90b. Righi’s Experiments. Bodies In The Neutral or Negative State, Positively Electrified By X-Rays. Comptes Rendus, Feb. 17, 1896. From Trans. by Louis M. Pignolet.—The measurements were made by this eminent Italian physicist, with a Mascart electrometer connected with the bodies upon which the X-rays impinged and enclosed in a grounded metallic case (Faraday cylinder) provided with an aluminum window for the entrance of the rays. A metallic disk connected with the electrometer lost its charge rapidly whether positive or negative.

[§ 99S]. Initial positive charges were not completely dissipated; negative charges were not only completely dissipated but the bodies acquired positive charges. Disks in the neutral state were charged positively by the X-rays the same as takes place with ultra-violet rays.
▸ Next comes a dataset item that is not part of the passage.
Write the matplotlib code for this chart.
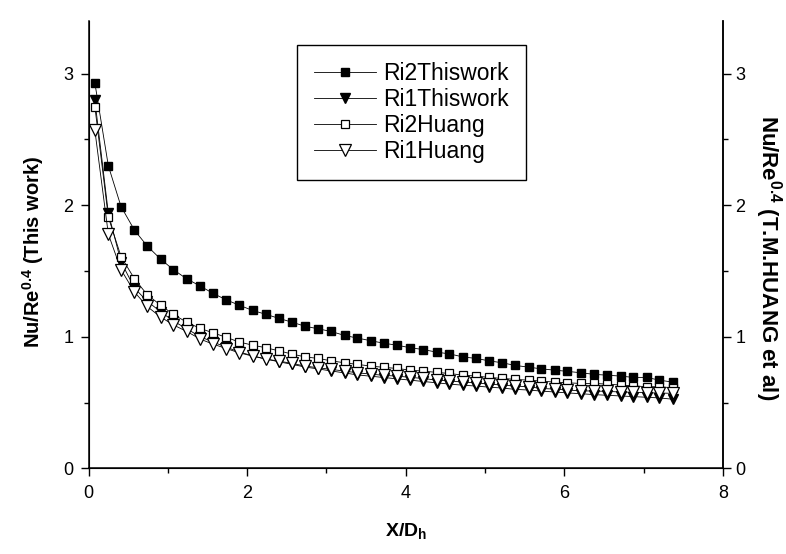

The final positive potential was greater for copper than for zinc and still greater for retort carbon (“le carbon de cornue”) [90c]. at end. The various results are not conflicting if the particular materials are taken into accounts. [90c] at end.

90c. The experiments of Prof. Minchin, an expert in such measurements, are properly described here, in that they seem to clear up the superficial ambiguity. He formulated the conclusion (The Elect., Lon., Mar. 27, ’96, p. 736) thus:—“The X-rays charge some bodies positively and some negatively, and whatever charge a body may receive by other means, the X-rays change it, both in magnitude and sign, to the charge which they independently give to the body.” Thus, in the case of magnesium, if the same is first positively charged by any suitable means, then will the X-rays not only discharge it, but electrify it negatively, while if this metal is first negatively charged, the X-rays either diminish or increase the discharge. It must be remembered, however, that this is not true with all metals, for he found that gold, silver, copper, platinum, iron, aluminum, bismuth, steel and antimony, are all positively electrified.